Thursday, November 29, 2007

Religious Tests

Mitt Romney is reported to have rejected the idea of appointing a Muslim to the cabinet if he's elected president.  Does this violate Article 3, Section 6 of the Constition, ". . . no religious test shall ever be required as a qualification to any office or public trust under the United States"?

1 comment:

Hercules Mulligan said...

I don't think such would be a violation of the Constitution, and the Religious test ban. Alexander Hamilton was one of those delegates at the Constitutional Convention who supported the "religious test ban," and yet, in a letter to John Jay dated May 1800, Hamilton stated that any means used to prevent "an atheist in religion" (Hamilton was probably referring to Jefferson) from becoming President would be perfectly constitutional. So, I don't think that the in "religious test ban," the govt was prevented from considering one's denomination as a qualification/disqualification for office, not their "religion."

In the old America, "religion" was defined as a general reference to Christianity, and only rarely to all religions generally (see Noah Webster's 1828 Dictionary, under "religion"). Today, religion no longer is a general allusion to Christianity, but to all religions in general. Hence, this misunderstanding of the "religious test ban" of the Constitution.

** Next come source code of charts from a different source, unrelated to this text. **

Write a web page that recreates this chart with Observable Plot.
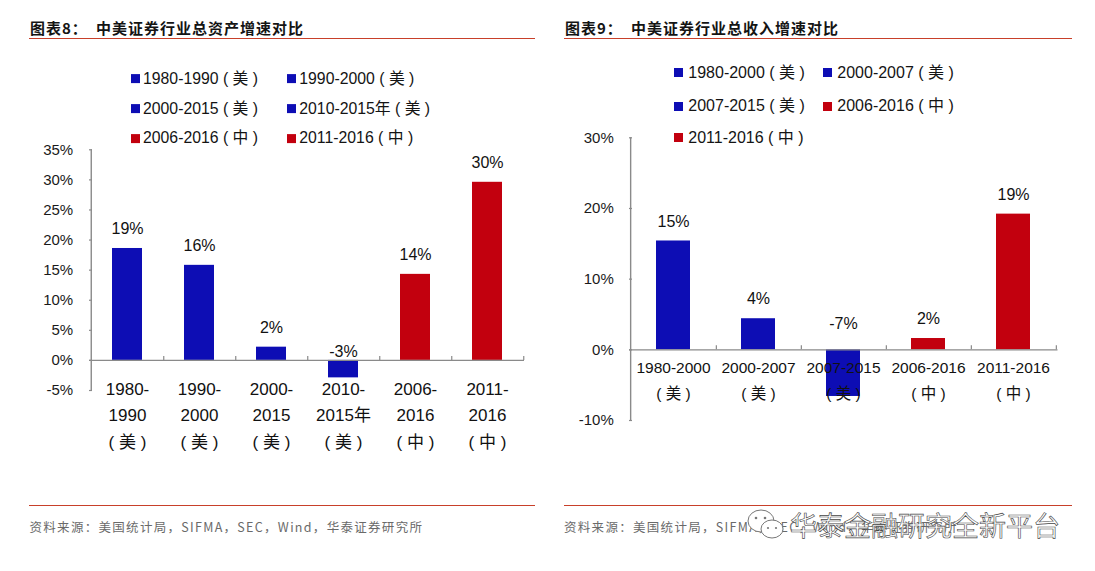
<!DOCTYPE html>
<html><head><meta charset="utf-8">
<script src="https://cdn.jsdelivr.net/npm/d3@7"></script>
<script src="https://cdn.jsdelivr.net/npm/@observablehq/plot@0.6"></script>
<style>
body{margin:0;background:#fff;}
#root{position:relative;width:1095px;height:571px;overflow:hidden;font-family:"Liberation Sans","Noto Sans CJK SC",sans-serif;background:#fff;}
.abs{position:absolute;white-space:pre;line-height:1;}
.title{font-family:"Noto Sans CJK SC",sans-serif;font-weight:700;font-size:15px;letter-spacing:1px;color:#141414;transform:translateY(-50%);}
.rule{position:absolute;height:1.4px;background:#c8402a;}
.foot{font-family:"Noto Sans CJK SC","Liberation Sans",sans-serif;font-size:12.5px;color:#6a6a6a;letter-spacing:1.3px;transform:translateY(-50%);}
.leg{display:flex;align-items:center;transform:translateY(-50%);color:#141414;z-index:2;}
.sw{display:inline-block;width:9px;height:9px;}
.plot{position:absolute;z-index:1;}
.wm{font-family:"Noto Sans CJK SC",sans-serif;font-size:27px;color:#fff;-webkit-text-stroke:0.6px #444;transform:translateY(-50%);z-index:3;}
</style></head><body><div id="root"></div>
<script>
// ---------- data ----------
const assetCats = ["1980-1990（美）","1990-2000（美）","2000-2015（美）","2010-2015年（美）","2006-2016（中）","2011-2016（中）"];
const assetTickLabels = ["1980-\n1990\n（美）","1990-\n2000\n（美）","2000-\n2015\n（美）","2010-\n2015年\n（美）","2006-\n2016\n（中）","2011-\n2016\n（中）"];
const assetValues = [18.6, 15.8, 2.2, -2.9, 14.3, 29.6];
const assetCountry = ["美","美","美","美","中","中"];
const assetYTicks = [-5, 0, 5, 10, 15, 20, 25, 30, 35];

const revenueCats = ["1980-2000（美）","2000-2007（美）","2007-2015（美）","2006-2016（中）","2011-2016（中）"];
const revenueTickLabels = ["1980-2000\n（美）","2000-2007\n（美）","2007-2015\n（美）","2006-2016\n（中）","2011-2016\n（中）"];
const revenueValues = [15.4, 4.4, -6.6, 1.6, 19.2];
const revenueCountry = ["美","美","美","中","中"];
const revenueYTicks = [-10, 0, 10, 20, 30];

const countries = ["美","中"];
const titles = ["图表8：","中美证券行业总资产增速对比","图表9：","中美证券行业总收入增速对比"];
const sourceText = "资料来源：美国统计局，SIFMA，SEC，Wind，华泰证券研究所";
const watermark = "华泰金融研究全新平台";

// ---------- style ----------
const countryColors = ["#0d0db4", "#c2000e"];
const FONT = '"Liberation Sans","Noto Sans CJK SC",sans-serif';
const AXIS = "#8a8a8a";
const root = document.getElementById("root");
// display form of full-width parentheses (spaced, as in the original rendering)
const spaced = s => s.replace(/（/g, "( ").replace(/）/g, " )");
const spacedLegend = s => s.replace(/（/g, " ( ").replace(/）/g, " )");

function el(cls, html, left, top, extra) {
  const d = document.createElement("div");
  d.className = "abs " + cls;
  d.innerHTML = html;
  d.style.left = left + "px";
  d.style.top = top + "px";
  if (extra) Object.assign(d.style, extra);
  root.appendChild(d);
  return d;
}

function barChart(c) {
  const data = c.cats.map((cat, i) => ({cat, tick: spaced(c.ticks[i]), v: c.values[i], country: c.country[i]}));
  const step = (c.width - c.ml - c.mr) / data.length;
  const pxPer = (c.height - c.mt - c.mb) / (c.yd[1] - c.yd[0]);
  const tickLen = 4 / pxPer;
  const svg = Plot.plot({
    width: c.width, height: c.height,
    marginTop: c.mt, marginBottom: c.mb, marginLeft: c.ml, marginRight: c.mr,
    style: {background: "transparent", fontFamily: FONT, overflow: "visible"},
    x: {domain: c.cats, paddingInner: c.pad, paddingOuter: c.pad / 2, axis: null},
    y: {domain: c.yd, axis: null},
    color: {domain: countries, range: countryColors},
    marks: [
      Plot.barY(data, {x: "cat", y: "v", fill: "country"}),
      Plot.ruleY([0], {stroke: AXIS, strokeWidth: 1.4}),
      Plot.ruleX([data[0]], {x: "cat", y1: () => c.yd[0], y2: () => c.yd[1], dx: -step / 2, stroke: AXIS, strokeWidth: 1.4}),
      Plot.ruleX(data, {x: "cat", y1: () => 0, y2: () => tickLen, dx: step / 2, stroke: AXIS, strokeWidth: 1.2}),
      Plot.axisY({ticks: c.yTicks, anchor: "left", label: null, tickSize: 3, dx: 3, fill: "none", stroke: AXIS, strokeWidth: 1.2}),
      Plot.axisY({ticks: c.yTicks, anchor: "left", label: null, tickSize: 0, tickPadding: c.yPad, tickFormat: d => d + "%", fontSize: 15, fill: "#1a1a1a"}),
      Plot.text(data.filter(d => d.v >= 0), {x: "cat", y: "v", text: d => Math.round(d.v) + "%", dy: -19.5, fontSize: 16, fill: "#111"}),
      Plot.text(data.filter(d => d.v < 0), {x: "cat", y: () => 0, text: d => Math.round(d.v) + "%", dy: c.negDy, fontSize: 16, fill: "#111"}),
      Plot.text(data, {x: "cat", text: "tick", frameAnchor: "bottom", lineAnchor: "top", dy: c.tickDy, fontSize: c.tickFont, lineHeight: c.lineH, fill: "#111"})
    ]
  });
  svg.classList.add("plot");
  svg.style.left = c.left + "px";
  svg.style.top = c.top + "px";
  root.appendChild(svg);
}

// ---------- left panel ----------
el("title", titles[0], 30, 27);
el("title", titles[1], 96, 27);
el("rule", "", 29, 37.6, {width: "506px"});
barChart({
  cats: assetCats, ticks: assetTickLabels, values: assetValues, country: assetCountry, yTicks: assetYTicks,
  yd: [-5, 35], left: 0, top: 130, width: 545, height: 330, mt: 19.3, mb: 70, ml: 89, mr: 21,
  pad: 0.586, yPad: 16.3, negDy: -8.3, tickDy: -14.7, tickFont: 17, lineH: 1.56
});
const legL = {cols: [131, 287.3], rows: [79, 109, 138.3]};
assetCats.forEach((name, i) => {
  const color = countryColors[countries.indexOf(assetCountry[i])];
  el("leg", `<span class="sw" style="background:${color}"></span><span style="margin-left:3px;font-size:15.8px">${spacedLegend(name)}</span>`,
     legL.cols[i % 2], legL.rows[Math.floor(i / 2)]);
});
el("rule", "", 29, 505, {width: "506px"});
el("foot", sourceText, 29.5, 527);

// ---------- right panel ----------
el("title", titles[2], 565, 27);
el("title", titles[3], 631, 27);
el("rule", "", 563.5, 37.6, {width: "508px"});
barChart({
  cats: revenueCats, ticks: revenueTickLabels, values: revenueValues, country: revenueCountry, yTicks: revenueYTicks,
  yd: [-10, 30], left: 545, top: 120, width: 550, height: 330, mt: 17.3, mb: 30, ml: 84, mr: 37.5,
  pad: 0.595, yPad: 15.7, negDy: -26, tickDy: -66, tickFont: 15.5, lineH: 1.68
});
const legR = {cols: [674.3, 823.3], rows: [72.7, 106, 137.7]};
revenueCats.forEach((name, i) => {
  const color = countryColors[countries.indexOf(revenueCountry[i])];
  el("leg", `<span class="sw" style="background:${color}"></span><span style="margin-left:5px;font-size:16px">${spacedLegend(name)}</span>`,
     legR.cols[i % 2], legR.rows[Math.floor(i / 2)]);
});
el("rule", "", 563.5, 505, {width: "508px"});
el("foot", sourceText, 564, 527);
// watermark
el("wm", `<svg width="40" height="38" style="vertical-align:middle" viewBox="0 0 40 38"><ellipse cx="15" cy="15" rx="13" ry="11" fill="#fff" stroke="#777" stroke-width="1"/><ellipse cx="26" cy="23" rx="11" ry="9" fill="#fff" stroke="#777" stroke-width="1"/><circle cx="10" cy="12" r="1.3" fill="#777"/><circle cx="19" cy="12" r="1.3" fill="#777"/><circle cx="22" cy="22" r="1.1" fill="#777"/><circle cx="30" cy="22" r="1.1" fill="#777"/></svg>`, 746, 525);
el("wm", watermark, 790, 524);
</script></body></html>
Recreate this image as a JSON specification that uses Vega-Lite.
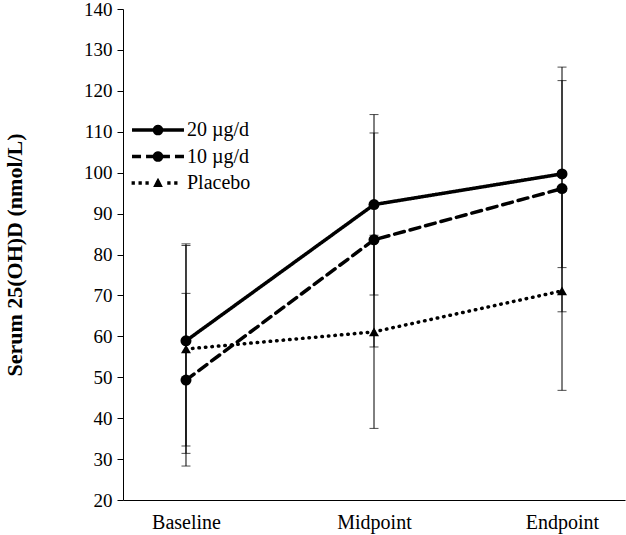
{
  "$schema": "https://vega.github.io/schema/vega-lite/v6.json",
  "width": 502,
  "height": 491,
  "autosize": "none",
  "padding": {"left": 123, "top": 9, "right": 1, "bottom": 35},
  "background": "white",
  "config": {
    "view": {"stroke": null},
    "font": "Liberation Serif",
    "axis": {"grid": false, "domainColor": "black", "tickColor": "black", "labelColor": "black", "titleColor": "black", "labelFont": "Liberation Serif", "titleFont": "Liberation Serif"}
  },
  "data": {
    "values": [
      {"series": "20 µg/d", "time": "Baseline", "mean": 58.9, "lo": 33.2, "hi": 82.6},
      {"series": "20 µg/d", "time": "Midpoint", "mean": 92.2, "lo": 70.1, "hi": 114.2},
      {"series": "20 µg/d", "time": "Endpoint", "mean": 99.7, "lo": 76.8, "hi": 122.5},
      {"series": "10 µg/d", "time": "Baseline", "mean": 49.3, "lo": 28.3, "hi": 70.5},
      {"series": "10 µg/d", "time": "Midpoint", "mean": 83.6, "lo": 57.4, "hi": 109.7},
      {"series": "10 µg/d", "time": "Endpoint", "mean": 96.1, "lo": 66.0, "hi": 125.8},
      {"series": "Placebo", "time": "Baseline", "mean": 56.9, "lo": 31.4, "hi": 82.2},
      {"series": "Placebo", "time": "Midpoint", "mean": 61.1, "lo": 37.5, "hi": 84.7},
      {"series": "Placebo", "time": "Endpoint", "mean": 71.1, "lo": 46.8, "hi": 95.4}
    ]
  },
  "encoding": {
    "x": {
      "field": "time", "type": "nominal", "sort": ["Baseline", "Midpoint", "Endpoint"],
      "scale": {"type": "point", "padding": 0.335},
      "axis": {"title": null, "labelAngle": 0, "ticks": false, "labelPadding": 12, "labelFontSize": 20, "domainWidth": 1}
    }
  },
  "layer": [
    {
      "mark": {"type": "rule", "color": "black", "strokeWidth": 1},
      "encoding": {
        "y": {"field": "lo", "type": "quantitative", "scale": {"domain": [20, 140], "nice": false, "zero": false}},
        "y2": {"field": "hi"}
      }
    },
    {
      "mark": {"type": "tick", "color": "black", "thickness": 1, "size": 9, "orient": "horizontal"},
      "encoding": {"y": {"field": "lo", "type": "quantitative", "scale": {"domain": [20, 140], "nice": false, "zero": false}}}
    },
    {
      "mark": {"type": "tick", "color": "black", "thickness": 1, "size": 9, "orient": "horizontal"},
      "encoding": {"y": {"field": "hi", "type": "quantitative", "scale": {"domain": [20, 140], "nice": false, "zero": false}}}
    },
    {
      "mark": {"type": "line", "color": "black", "strokeWidth": 3.5, "strokeCap": "round"},
      "encoding": {
        "y": {
          "field": "mean", "type": "quantitative",
          "scale": {"domain": [20, 140], "nice": false, "zero": false},
          "axis": {"values": [20, 30, 40, 50, 60, 70, 80, 90, 100, 110, 120, 130, 140], "title": "Serum 25(OH)D (nmol/L)", "titleFontSize": 22, "titleFontWeight": "bold", "titlePadding": 57, "labelFontSize": 19, "tickSize": 6, "labelPadding": 5}
        },
        "strokeDash": {
          "field": "series", "type": "nominal",
          "scale": {"domain": ["20 µg/d", "10 µg/d", "Placebo"], "range": [[1, 0], [10, 6], [0.5, 6]]},
          "legend": {
            "title": null, "orient": "none", "legendX": 25, "legendY": 111, "padding": 0,
            "labelFontSize": 20, "labelFont": "Liberation Serif", "labelColor": "black",
            "symbolSize": 300, "symbolStrokeWidth": 0, "labelOffset": 19, "rowPadding": 6.5,
            "symbolFillColor": "black", "symbolOpacity": 1,
            "encode": {
              "symbols": {
                "update": {
                  "fill": {"value": "black"},
                  "fillOpacity": {"value": 1},
                  "strokeWidth": {"value": 0}
                }
              }
            }
          }
        },
        "detail": {"field": "series"}
      }
    },
    {
      "transform": [{"filter": "datum.series !== 'Placebo'"}],
      "mark": {"type": "point", "filled": true, "color": "black", "opacity": 1, "shape": "circle", "size": 121},
      "encoding": {
        "y": {"field": "mean", "type": "quantitative", "scale": {"domain": [20, 140], "nice": false, "zero": false}}
      }
    },
    {
      "transform": [{"filter": "datum.series === 'Placebo'"}],
      "mark": {"type": "point", "filled": true, "color": "black", "opacity": 1, "shape": "triangle-up", "size": 100},
      "encoding": {
        "y": {"field": "mean", "type": "quantitative", "scale": {"domain": [20, 140], "nice": false, "zero": false}}
      }
    },
    {
      "transform": [{"filter": "false"}],
      "mark": {"type": "point", "filled": true, "color": "black", "opacity": 1, "size": 300, "strokeWidth": 0},
      "encoding": {
        "y": {"field": "mean", "type": "quantitative", "scale": {"domain": [20, 140], "nice": false, "zero": false}},
        "shape": {
          "field": "series", "type": "nominal",
          "scale": {
            "domain": ["20 µg/d", "10 µg/d", "Placebo"],
            "range": [
              "M-3,-0.2L-0.587,-0.2A0.62,0.62 0 0 1 0.587,-0.2L3,-0.2L3,0.2L0.587,0.2A0.62,0.62 0 0 1 -0.587,0.2L-3,0.2Z",
              "M-3,-0.2L-1.96,-0.2L-1.96,0.2L-3,0.2L-3,-0.2L-1.38,-0.2L-0.587,-0.2A0.62,0.62 0 0 1 0.587,-0.2L1.38,-0.2L1.38,0.2L0.587,0.2A0.62,0.62 0 0 1 -0.587,0.2L-1.38,0.2L-1.38,-0.2L1.96,-0.2L3,-0.2L3,0.2L1.96,0.2L1.96,-0.2Z",
              "M-3.05,-0.19L-2.67,-0.19L-2.67,0.19L-3.05,0.19L-3.05,-0.19L-2.25,-0.19L-1.87,-0.19L-1.87,0.19L-2.25,0.19L-2.25,-0.19L-1.45,-0.19L-1.07,-0.19L-1.07,0.19L-1.45,0.19L-1.45,-0.19L-0.225,-0.19L0,-0.62L0.225,-0.19L0.56,0.45L-0.56,0.45L-0.225,-0.19L1.07,-0.19L1.45,-0.19L1.45,0.19L1.07,0.19L1.07,-0.19L1.87,-0.19L2.25,-0.19L2.25,0.19L1.87,0.19L1.87,-0.19Z"
            ]
          },
          "legend": null
        }
      }
    }
  ]
}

At one of the state ratifying Conventions, one of the delegates, Samuel Johnston, had this to say:

“It is apprehended that Jews, Mahometans (Muslims), pagans, etc., may be elected to high offices under the government of the United States. Those who are Mahometans, or any others who are not professors of the Christian religion, can never be elected to the office of President or other high office, [unless] first the people of America lay aside the Christian religion altogether, it may happen. Should this unfortunately take place, the people will choose such men as think as they do themselves.
[Elliot’s Debates, Vol. IV, pp 198-199, Governor Samuel Johnston, July 30, 1788 at the North Carolina Ratifying Convention]

The basis of law (and America was founded as a government of law) is laid in the "general principles of Christianity," to quote John Adams, and so to put someone in public office who does not recognize the basis of our law and our Constitution would be wrong, for you would be compelling that person to lie when he takes his oath to support the Constitution.

Even though I doubt Mitt Romney would make a good President, nevertheless, he would not be violating the Constitution by refusing to appoint a Muslim to office.